_What is required_
Return the data exactly, with all pictures removed.

══════════════════════════════

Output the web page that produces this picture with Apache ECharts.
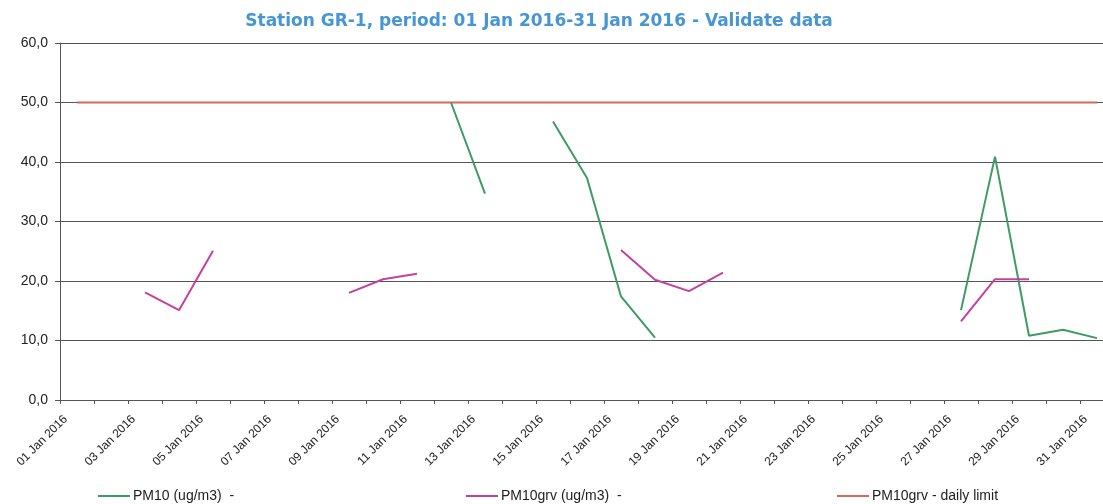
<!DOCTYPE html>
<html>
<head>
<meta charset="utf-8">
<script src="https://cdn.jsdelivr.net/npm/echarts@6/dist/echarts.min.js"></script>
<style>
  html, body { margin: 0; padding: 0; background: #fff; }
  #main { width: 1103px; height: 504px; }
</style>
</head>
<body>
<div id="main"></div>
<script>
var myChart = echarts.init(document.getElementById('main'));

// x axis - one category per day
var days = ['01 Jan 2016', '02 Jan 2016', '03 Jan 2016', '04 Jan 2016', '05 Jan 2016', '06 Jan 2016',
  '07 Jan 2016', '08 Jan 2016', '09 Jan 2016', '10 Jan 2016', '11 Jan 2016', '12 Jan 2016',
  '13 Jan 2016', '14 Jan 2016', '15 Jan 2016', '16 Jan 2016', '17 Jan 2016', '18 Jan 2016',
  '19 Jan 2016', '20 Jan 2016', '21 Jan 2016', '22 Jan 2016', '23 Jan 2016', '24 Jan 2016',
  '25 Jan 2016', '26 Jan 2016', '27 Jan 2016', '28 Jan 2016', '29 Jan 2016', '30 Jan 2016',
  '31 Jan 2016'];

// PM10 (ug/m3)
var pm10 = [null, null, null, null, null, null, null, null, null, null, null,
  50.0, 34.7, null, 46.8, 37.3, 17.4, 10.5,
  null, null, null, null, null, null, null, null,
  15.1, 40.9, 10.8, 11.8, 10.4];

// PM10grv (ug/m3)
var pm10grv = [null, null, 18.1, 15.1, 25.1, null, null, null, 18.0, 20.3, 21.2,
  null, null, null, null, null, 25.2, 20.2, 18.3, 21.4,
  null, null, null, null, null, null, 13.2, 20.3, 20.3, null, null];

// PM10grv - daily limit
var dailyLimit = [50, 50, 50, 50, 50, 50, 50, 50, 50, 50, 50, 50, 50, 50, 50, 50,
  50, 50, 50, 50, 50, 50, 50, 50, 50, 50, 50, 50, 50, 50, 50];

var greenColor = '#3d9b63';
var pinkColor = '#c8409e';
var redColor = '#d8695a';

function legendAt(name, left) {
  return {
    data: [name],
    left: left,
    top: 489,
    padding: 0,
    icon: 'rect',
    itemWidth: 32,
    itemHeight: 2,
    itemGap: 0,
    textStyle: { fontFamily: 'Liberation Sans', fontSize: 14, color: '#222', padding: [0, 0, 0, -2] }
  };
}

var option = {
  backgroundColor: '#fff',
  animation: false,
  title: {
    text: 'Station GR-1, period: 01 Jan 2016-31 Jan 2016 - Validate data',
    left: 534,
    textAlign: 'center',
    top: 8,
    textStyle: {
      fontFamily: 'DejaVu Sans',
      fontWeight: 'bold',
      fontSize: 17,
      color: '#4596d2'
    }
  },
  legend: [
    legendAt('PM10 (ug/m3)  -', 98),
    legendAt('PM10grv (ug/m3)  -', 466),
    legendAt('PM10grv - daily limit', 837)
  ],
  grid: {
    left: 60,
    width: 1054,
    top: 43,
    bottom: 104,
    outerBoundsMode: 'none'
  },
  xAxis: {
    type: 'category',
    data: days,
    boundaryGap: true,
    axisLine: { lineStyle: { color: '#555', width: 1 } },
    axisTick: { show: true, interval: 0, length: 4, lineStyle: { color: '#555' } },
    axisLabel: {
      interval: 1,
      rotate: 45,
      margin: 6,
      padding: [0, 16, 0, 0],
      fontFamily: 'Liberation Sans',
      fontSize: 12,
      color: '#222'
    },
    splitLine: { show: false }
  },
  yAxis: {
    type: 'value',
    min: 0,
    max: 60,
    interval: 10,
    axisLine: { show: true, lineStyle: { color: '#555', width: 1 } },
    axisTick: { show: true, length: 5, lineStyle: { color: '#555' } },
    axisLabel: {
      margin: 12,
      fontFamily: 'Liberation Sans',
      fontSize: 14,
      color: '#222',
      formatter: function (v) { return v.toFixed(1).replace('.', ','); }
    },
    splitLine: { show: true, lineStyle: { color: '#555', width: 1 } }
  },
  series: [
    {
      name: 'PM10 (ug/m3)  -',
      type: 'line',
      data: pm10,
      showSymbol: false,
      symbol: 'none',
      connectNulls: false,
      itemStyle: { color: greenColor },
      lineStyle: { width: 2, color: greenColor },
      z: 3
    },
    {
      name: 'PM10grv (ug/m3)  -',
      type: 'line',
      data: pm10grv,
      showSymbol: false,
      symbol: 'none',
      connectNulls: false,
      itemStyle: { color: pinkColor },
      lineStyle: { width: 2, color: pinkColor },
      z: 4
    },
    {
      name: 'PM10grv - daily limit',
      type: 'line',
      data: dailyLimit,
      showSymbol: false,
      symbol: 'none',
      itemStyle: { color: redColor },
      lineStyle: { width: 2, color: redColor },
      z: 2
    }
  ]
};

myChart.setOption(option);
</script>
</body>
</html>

══════════════════════════════

_Expected answer_
Output the web page that produces this picture with Apache ECharts.
<!DOCTYPE html>
<html>
<head>
<meta charset="utf-8">
<script src="https://cdn.jsdelivr.net/npm/echarts@6/dist/echarts.min.js"></script>
<style>
  html, body { margin: 0; padding: 0; background: #fff; }
  #main { width: 1103px; height: 504px; }
</style>
</head>
<body>
<div id="main"></div>
<script>
var myChart = echarts.init(document.getElementById('main'));

// x axis - one category per day
var days = ['01 Jan 2016', '02 Jan 2016', '03 Jan 2016', '04 Jan 2016', '05 Jan 2016', '06 Jan 2016',
  '07 Jan 2016', '08 Jan 2016', '09 Jan 2016', '10 Jan 2016', '11 Jan 2016', '12 Jan 2016',
  '13 Jan 2016', '14 Jan 2016', '15 Jan 2016', '16 Jan 2016', '17 Jan 2016', '18 Jan 2016',
  '19 Jan 2016', '20 Jan 2016', '21 Jan 2016', '22 Jan 2016', '23 Jan 2016', '24 Jan 2016',
  '25 Jan 2016', '26 Jan 2016', '27 Jan 2016', '28 Jan 2016', '29 Jan 2016', '30 Jan 2016',
  '31 Jan 2016'];

// PM10 (ug/m3)
var pm10 = [null, null, null, null, null, null, null, null, null, null, null,
  50.0, 34.7, null, 46.8, 37.3, 17.4, 10.5,
  null, null, null, null, null, null, null, null,
  15.1, 40.9, 10.8, 11.8, 10.4];

// PM10grv (ug/m3)
var pm10grv = [null, null, 18.1, 15.1, 25.1, null, null, null, 18.0, 20.3, 21.2,
  null, null, null, null, null, 25.2, 20.2, 18.3, 21.4,
  null, null, null, null, null, null, 13.2, 20.3, 20.3, null, null];

// PM10grv - daily limit
var dailyLimit = [50, 50, 50, 50, 50, 50, 50, 50, 50, 50, 50, 50, 50, 50, 50, 50,
  50, 50, 50, 50, 50, 50, 50, 50, 50, 50, 50, 50, 50, 50, 50];

var greenColor = '#3d9b63';
var pinkColor = '#c8409e';
var redColor = '#d8695a';

function legendAt(name, left) {
  return {
    data: [name],
    left: left,
    top: 489,
    padding: 0,
    icon: 'rect',
    itemWidth: 32,
    itemHeight: 2,
    itemGap: 0,
    textStyle: { fontFamily: 'Liberation Sans', fontSize: 14, color: '#222', padding: [0, 0, 0, -2] }
  };
}

var option = {
  backgroundColor: '#fff',
  animation: false,
  title: {
    text: 'Station GR-1, period: 01 Jan 2016-31 Jan 2016 - Validate data',
    left: 534,
    textAlign: 'center',
    top: 8,
    textStyle: {
      fontFamily: 'DejaVu Sans',
      fontWeight: 'bold',
      fontSize: 17,
      color: '#4596d2'
    }
  },
  legend: [
    legendAt('PM10 (ug/m3)  -', 98),
    legendAt('PM10grv (ug/m3)  -', 466),
    legendAt('PM10grv - daily limit', 837)
  ],
  grid: {
    left: 60,
    width: 1054,
    top: 43,
    bottom: 104,
    outerBoundsMode: 'none'
  },
  xAxis: {
    type: 'category',
    data: days,
    boundaryGap: true,
    axisLine: { lineStyle: { color: '#555', width: 1 } },
    axisTick: { show: true, interval: 0, length: 4, lineStyle: { color: '#555' } },
    axisLabel: {
      interval: 1,
      rotate: 45,
      margin: 6,
      padding: [0, 16, 0, 0],
      fontFamily: 'Liberation Sans',
      fontSize: 12,
      color: '#222'
    },
    splitLine: { show: false }
  },
  yAxis: {
    type: 'value',
    min: 0,
    max: 60,
    interval: 10,
    axisLine: { show: true, lineStyle: { color: '#555', width: 1 } },
    axisTick: { show: true, length: 5, lineStyle: { color: '#555' } },
    axisLabel: {
      margin: 12,
      fontFamily: 'Liberation Sans',
      fontSize: 14,
      color: '#222',
      formatter: function (v) { return v.toFixed(1).replace('.', ','); }
    },
    splitLine: { show: true, lineStyle: { color: '#555', width: 1 } }
  },
  series: [
    {
      name: 'PM10 (ug/m3)  -',
      type: 'line',
      data: pm10,
      showSymbol: false,
      symbol: 'none',
      connectNulls: false,
      itemStyle: { color: greenColor },
      lineStyle: { width: 2, color: greenColor },
      z: 3
    },
    {
      name: 'PM10grv (ug/m3)  -',
      type: 'line',
      data: pm10grv,
      showSymbol: false,
      symbol: 'none',
      connectNulls: false,
      itemStyle: { color: pinkColor },
      lineStyle: { width: 2, color: pinkColor },
      z: 4
    },
    {
      name: 'PM10grv - daily limit',
      type: 'line',
      data: dailyLimit,
      showSymbol: false,
      symbol: 'none',
      itemStyle: { color: redColor },
      lineStyle: { width: 2, color: redColor },
      z: 2
    }
  ]
};

myChart.setOption(option);
</script>
</body>
</html>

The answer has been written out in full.